8En définitive, cette « sociologie de l’État » peut surtout servir de support à une sociologie de Pierre Bourdieu. Une place non définie, mais vacante, dans sa théorie de l’État laisse un goût d’insatisfaction, voire d’amertume à l’issue de la lecture de ces 600 pages au terme desquelles celui qui bénéficiait déjà d’une initiation sociologique n’a pas beaucoup appris. En effet, si l’État ce n’est que ça, on ne voit pas trop pourquoi les politiques chercheraient tant aujourd’hui à le démanteler, et les salariés à le défendre.

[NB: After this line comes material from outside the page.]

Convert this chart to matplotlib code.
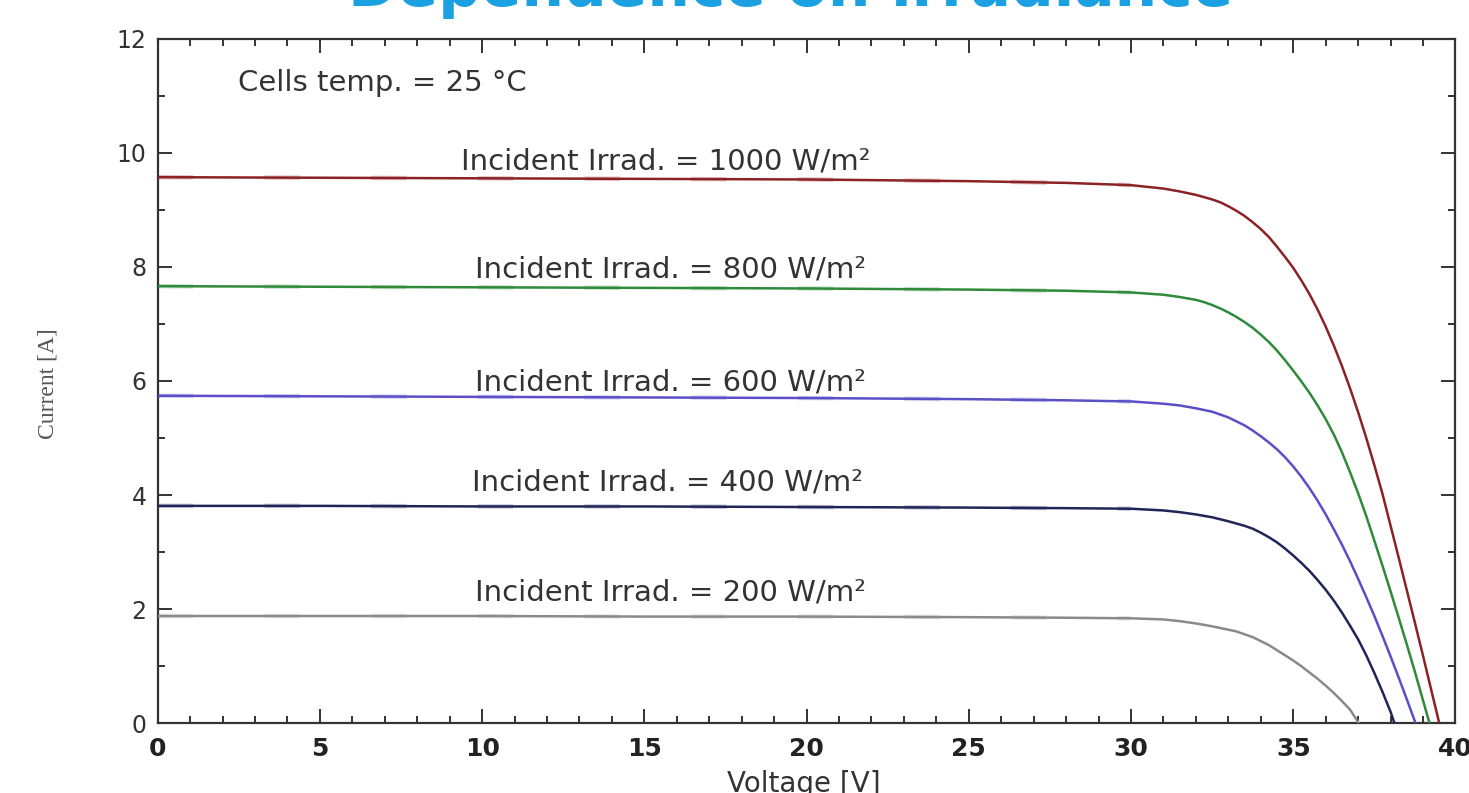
import numpy as np
import matplotlib
matplotlib.use("Agg")
import matplotlib.pyplot as plt
from matplotlib.ticker import MultipleLocator

# I-V curves (voltage [V], current [A])
v_1000 = [0, 5, 10, 15, 20, 25, 28, 30, 31, 31.5, 32, 32.25, 32.5, 32.75, 33, 33.25, 33.5, 33.75,
          34, 34.25, 34.5, 34.75, 35, 35.25, 35.5, 35.75, 36, 36.25, 36.5, 36.75, 37, 37.25,
          37.5, 37.75, 38, 38.25, 38.5, 38.75, 39, 39.25, 39.5]
i_1000 = [9.57, 9.56, 9.55, 9.54, 9.53, 9.50, 9.47, 9.43, 9.37, 9.32, 9.26, 9.22, 9.18, 9.13, 9.06, 8.98, 8.89, 8.78,
          8.66, 8.52, 8.35, 8.17, 7.98, 7.76, 7.52, 7.25, 6.95, 6.62, 6.26, 5.87, 5.45, 5.00,
          4.52, 4.02, 3.46, 2.90, 2.33, 1.76, 1.18, 0.59, 0.0]

v_800 = [0, 5, 10, 15, 20, 25, 28, 30, 31, 31.5, 32, 32.25, 32.5, 32.75, 33, 33.25, 33.5, 33.75,
         34, 34.25, 34.5, 34.75, 35, 35.25, 35.5, 35.75, 36, 36.25, 36.5, 36.75, 37, 37.25,
         37.5, 37.75, 38, 38.25, 38.5, 38.75, 39, 39.2]
i_800 = [7.66, 7.65, 7.64, 7.63, 7.62, 7.60, 7.58, 7.55, 7.51, 7.47, 7.42, 7.38, 7.33, 7.27, 7.20, 7.12, 7.03, 6.93,
         6.81, 6.68, 6.53, 6.36, 6.18, 5.99, 5.79, 5.57, 5.33, 5.06, 4.75, 4.40, 4.03, 3.63,
         3.20, 2.76, 2.31, 1.85, 1.38, 0.90, 0.40, 0.0]

v_600 = [0, 5, 10, 15, 20, 25, 28, 30, 31, 31.5, 32, 32.25, 32.5, 32.75, 33, 33.25, 33.5, 33.75,
         34, 34.25, 34.5, 34.75, 35, 35.25, 35.5, 35.75, 36, 36.25, 36.5, 36.75, 37, 37.25,
         37.5, 37.75, 38, 38.25, 38.5, 38.77]
i_600 = [5.74, 5.73, 5.72, 5.71, 5.70, 5.68, 5.66, 5.64, 5.60, 5.57, 5.52, 5.49, 5.46, 5.41, 5.36, 5.29, 5.22, 5.13,
         5.03, 4.92, 4.80, 4.66, 4.50, 4.32, 4.12, 3.90, 3.66, 3.40, 3.13, 2.84, 2.53, 2.21,
         1.88, 1.53, 1.17, 0.80, 0.42, 0.0]

v_400 = [0, 5, 10, 15, 20, 25, 28, 30, 31, 31.5, 32, 32.5, 33, 33.25, 33.5, 33.75,
         34, 34.25, 34.5, 34.75, 35, 35.25, 35.5, 35.75, 36, 36.25, 36.5, 36.75, 37, 37.25,
         37.5, 37.75, 38, 38.12]
i_400 = [3.81, 3.81, 3.80, 3.80, 3.79, 3.78, 3.77, 3.76, 3.73, 3.70, 3.66, 3.61, 3.54, 3.50, 3.46, 3.41,
         3.34, 3.26, 3.17, 3.06, 2.94, 2.81, 2.67, 2.51, 2.34, 2.15, 1.94, 1.71, 1.47, 1.19,
         0.88, 0.55, 0.20, 0.0]

v_200 = [0, 5, 10, 15, 20, 25, 28, 30, 31, 31.5, 32, 32.5, 33, 33.25, 33.5, 33.75,
         34, 34.25, 34.5, 34.75, 35, 35.25, 35.5, 35.75, 36, 36.25, 36.5, 36.75, 37.02]
i_200 = [1.88, 1.88, 1.88, 1.87, 1.87, 1.86, 1.85, 1.84, 1.82, 1.79, 1.75, 1.70, 1.64, 1.61, 1.56, 1.51,
         1.44, 1.37, 1.28, 1.19, 1.10, 1.00, 0.89, 0.78, 0.66, 0.53, 0.39, 0.24, 0.0]

irradiances = [1000, 800, 600, 400, 200]
voltages = [v_1000, v_800, v_600, v_400, v_200]
currents = [i_1000, i_800, i_600, i_400, i_200]
colors = ['#8b2326', '#2f8a3a', '#5a4fc7', '#1f2557', '#8a8a8a']
faint = ['#c77a7a', '#86c08c', '#a49ce0', '#7d82a8', '#c4c4c4']
label_pos = [(15.67, 9.70), (15.8, 7.81), (15.8, 5.83), (15.7, 4.08), (15.8, 2.15)]

fig = plt.figure(figsize=(14.69, 7.93), dpi=100)
fig.patch.set_facecolor('white')
ax = fig.add_axes([0.10735, 0.08789, 0.88346, 0.86356])

for v, i, c, fc in zip(voltages, currents, colors, faint):
    v = np.asarray(v)
    i = np.asarray(i)
    flat = v <= 30
    ax.plot(v[flat], i[flat], color=fc, lw=3.2, alpha=0.45, dashes=(8, 16),
            solid_capstyle='butt', zorder=2)
    ax.plot(v, i, color=c, lw=1.8, zorder=3, solid_joinstyle='round')

for g, (x, y) in zip(irradiances, label_pos):
    ax.text(x, y, f'Incident Irrad. = {g} W/m²', ha='center', va='baseline',
            fontsize=21, color='#333333')

ax.text(2.47, 11.08, 'Cells temp. = 25 °C', ha='left', va='baseline',
        fontsize=21, color='#333333')

ax.set_xlim(0, 40)
ax.set_ylim(0, 12)
ax.xaxis.set_major_locator(MultipleLocator(5))
ax.xaxis.set_minor_locator(MultipleLocator(1))
ax.yaxis.set_major_locator(MultipleLocator(2))
ax.yaxis.set_minor_locator(MultipleLocator(1))

ax.tick_params(which='both', direction='in', top=True, right=True,
               color='#333333', width=1.4)
ax.tick_params(which='major', length=10)
ax.tick_params(which='minor', length=5)
ax.tick_params(axis='x', which='major', pad=10, labelsize=18, labelcolor='#222222')
ax.tick_params(axis='y', which='major', pad=8, labelsize=17, labelcolor='#333333')
for lab in ax.get_xticklabels():
    lab.set_fontweight('bold')

for s in ax.spines.values():
    s.set_linewidth(1.6)
    s.set_color('#333333')

# labels placed as in the original (partly cut off)
fig.text(0.0327, 0.5158, 'Current [A]', rotation=90, ha='center', va='center',
         fontsize=17, family='Liberation Serif', color='#555555')
fig.text(0.547, 0.0013, 'Voltage [V]', ha='center', va='baseline',
         fontsize=20, color='#333333')
fig.text(0.538, 0.9925, 'Dependence on irradiance', ha='center', va='baseline',
         fontsize=43, fontweight='bold', color='#1ba1e2')

fig.savefig('out.png', dpi=100, facecolor='white')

Notes1 Un article du Monde du 4 janvier et un Débats le 23, un autre le lendemain dans Libération suivi d’une Tribune le 31; les Inrocks lui ont consacré un intéressant article le 8 janvier, Télérama, le 16, Politis le 19, Marianne le 22. Le Figaro ne lui a accordé qu’un billet polémique sur un blog personnel d’un journaliste qui ne sait visiblement de Bourdieu que ce que l’on en dit dans les dîners mondains.